3. Fixed lens (that’s okay with me)
So this is a pro con in my book but I thought I’d put it here anyway. Smartphones have fixed lenses and if you want to zoom, you really have to zoom with your feet. If you like 50mm focal length, tough.
Of course, I love having one camera, one lens and like 35mm (the iPhone is about 31mm equivalent and other smartphones are usually similarly placed) AND you can get attachment lenses (such as olloclip) which make the focal length wider or longer. So it’s not a true hard and fast rule.
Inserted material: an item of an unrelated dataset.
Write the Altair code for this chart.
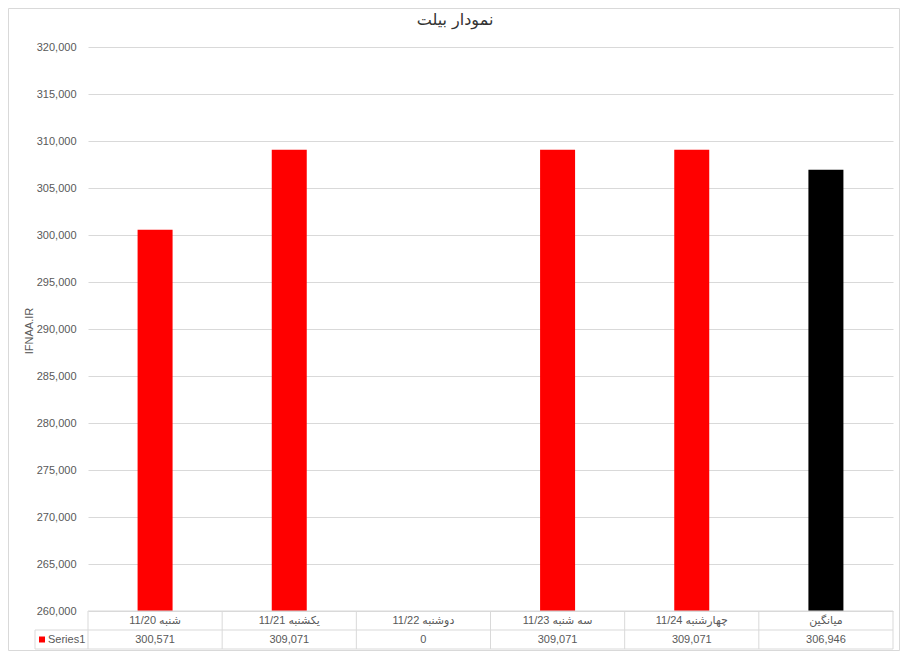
import altair as alt
import pandas as pd

categories = ["شنبه 11/20", "یکشنبه 11/21", "دوشنبه 11/22", "سه شنبه 11/23", "چهارشنبه 11/24", "میانگین"]
values = [300571, 309071, 0, 309071, 309071, 306946]
bar_colors = ["#ff0000", "#ff0000", "#ff0000", "#ff0000", "#ff0000", "#000000"]
y_ticks = list(range(260000, 320001, 5000))
title_text = "نمودار بیلت"
y_title = "IFNAA.IR"
series_name = "Series1"

W, H = 805, 564
ROW = 19
FONT = "Liberation Sans, DejaVu Sans, sans-serif"
GREY = "#d9d9d9"
TXT = "#595959"

df = pd.DataFrame({"cat": categories, "value": values, "color": bar_colors})

xscale = alt.Scale(type="band", domain=categories, paddingInner=0, paddingOuter=0)
yscale = alt.Scale(domain=[260000, 320000], nice=False, zero=False)

base = alt.Chart(df)

yaxis = alt.Axis(values=y_ticks, format=",.0f", formatType="number", domain=False, ticks=False,
                 labelPadding=12, grid=True, gridColor=GREY, gridWidth=1, title=None,
                 labelFont=FONT, labelFontSize=11, labelColor=TXT)

bars = base.mark_bar(size=35, clip=True).encode(
    x=alt.X("cat:N", sort=categories, scale=xscale, axis=None),
    y=alt.Y("value:Q", scale=yscale, axis=yaxis),
    color=alt.Color("color:N", scale=None),
)

cat_text = base.mark_text(font=FONT, fontSize=11, color=TXT, dir="rtl", baseline="middle").encode(
    x=alt.X("cat:N", sort=categories, scale=xscale, axis=None),
    y=alt.value(H + ROW / 2),
    text="cat:N",
)

val_text = base.mark_text(font=FONT, fontSize=11, color=TXT, baseline="middle").encode(
    x=alt.X("cat:N", sort=categories, scale=xscale, axis=None),
    y=alt.value(H + ROW * 1.5),
    text=alt.Text("value:Q", format=","),
)

vlines = base.mark_rule(color=GREY, strokeWidth=1).encode(
    x=alt.X("cat:N", sort=categories, scale=xscale, bandPosition=0, axis=None),
    y=alt.value(H),
    y2=alt.value(H + 2 * ROW),
)

one = alt.Chart(pd.DataFrame({"a": [0]}))

right_line = one.mark_rule(color=GREY).encode(
    x=alt.value(W), y=alt.value(H), y2=alt.value(H + 2 * ROW))
h_mid = one.mark_rule(color=GREY).encode(
    x=alt.value(-53), x2=alt.value(W), y=alt.value(H + ROW))
h_bot = one.mark_rule(color=GREY).encode(
    x=alt.value(-53), x2=alt.value(W), y=alt.value(H + 2 * ROW))
h_top = one.mark_rule(color=GREY).encode(
    x=alt.value(0), x2=alt.value(W), y=alt.value(H))
left_cell = one.mark_rule(color=GREY).encode(
    x=alt.value(-53), y=alt.value(H + ROW), y2=alt.value(H + 2 * ROW))

legend_sq = one.mark_rect(color="#ff0000").encode(
    x=alt.value(-49), x2=alt.value(-43),
    y=alt.value(H + ROW * 1.5 - 3), y2=alt.value(H + ROW * 1.5 + 3))
legend_txt = one.mark_text(font=FONT, fontSize=11, color=TXT, align="left", baseline="middle").encode(
    x=alt.value(-40), y=alt.value(H + ROW * 1.5), text=alt.value(series_name))

title = one.mark_text(font="DejaVu Sans, sans-serif", fontSize=16, color="#333333",
                      align="center", baseline="middle").encode(
    x=alt.value(367), y=alt.value(-27), text=alt.value(title_text))

ytitle = one.mark_text(font=FONT, fontSize=11, color=TXT, angle=270,
                       align="center", baseline="middle").encode(
    x=alt.value(-58), y=alt.value(284), text=alt.value(y_title))

border = one.mark_rect(fill=None, stroke=GREY, strokeWidth=1).encode(
    x=alt.value(-79.5), x2=alt.value(811.5), y=alt.value(-38.5), y2=alt.value(603.5))

chart = alt.layer(
    bars, vlines, right_line, h_top, h_mid, h_bot, left_cell,
    cat_text, val_text, legend_sq, legend_txt, title, ytitle, border
).properties(
    width=W, height=H,
    autosize=alt.AutoSizeParams(type="none"),
    padding={"left": 80, "top": 39, "right": 7, "bottom": 40},
).configure_view(stroke=None).configure_axisY(
    domain=False, ticks=False, labelPadding=12, gridColor=GREY,
    labelFont=FONT, labelFontSize=11, labelColor=TXT, format=",",
)

chart.save("out.html", embed_options={"renderer": "svg", "actions": False})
4. Instantly sharing/editing has it’s downsides
I recently stopped sharing as much online (including even here). When you are in the rush for likes, favourites, stars or whatever, you tend towards lowest common denominator art, and sharing things which other people will like rather than what you want to shoot. You also don’t look at the images as objectively as you might otherwise. You miss the big distraction in the corner that should have been cropped out when taking the image because you managed to capture a great expression.
Waiting is good.
5. Dynamic range
Smartphone cameras have tiny sensors which usually means the dynamic range isn’t as good as a full blow camera. This isn’t great for high contrast images where you really want to show the differences in light, such as a bright day with the sun blasting at you, or a dark night with spotted street lights. It helps create silhouettes though.
6. Low light performance
Likewise, the lowlight performance of these cameras isn’t great. The small sensors create a lot of noise at higher ISO levels and so you need slower shutter speeds [you can’t change the aperture]. Some of the newer smartphones have optical image stabilisation which help, but then you can end up with subjects blurring due to their movements. It’s a tough balancing act to deal with.
7. Smartphones stand out
Although smartphones can be discreet and help you blend into a crowd (especially of tourists) if you’ve seen someone with an iPhone 6/s Plus in gold, you’ll know that Smartphones can also standout. The way we hold them, the attraction for pick pockets. It all should be considered as a whole. Furthermore, you might want to look a bit more professional when you take someone’s photo on the street to look less like a wierdo.
Do you use a smartphone for street photography?
The points above are my thoughts and reflections. I am sure many are true for everyone but I’d love to know your opinions and experiences? What reasons make you/stop you from using your Smartphone for street photography?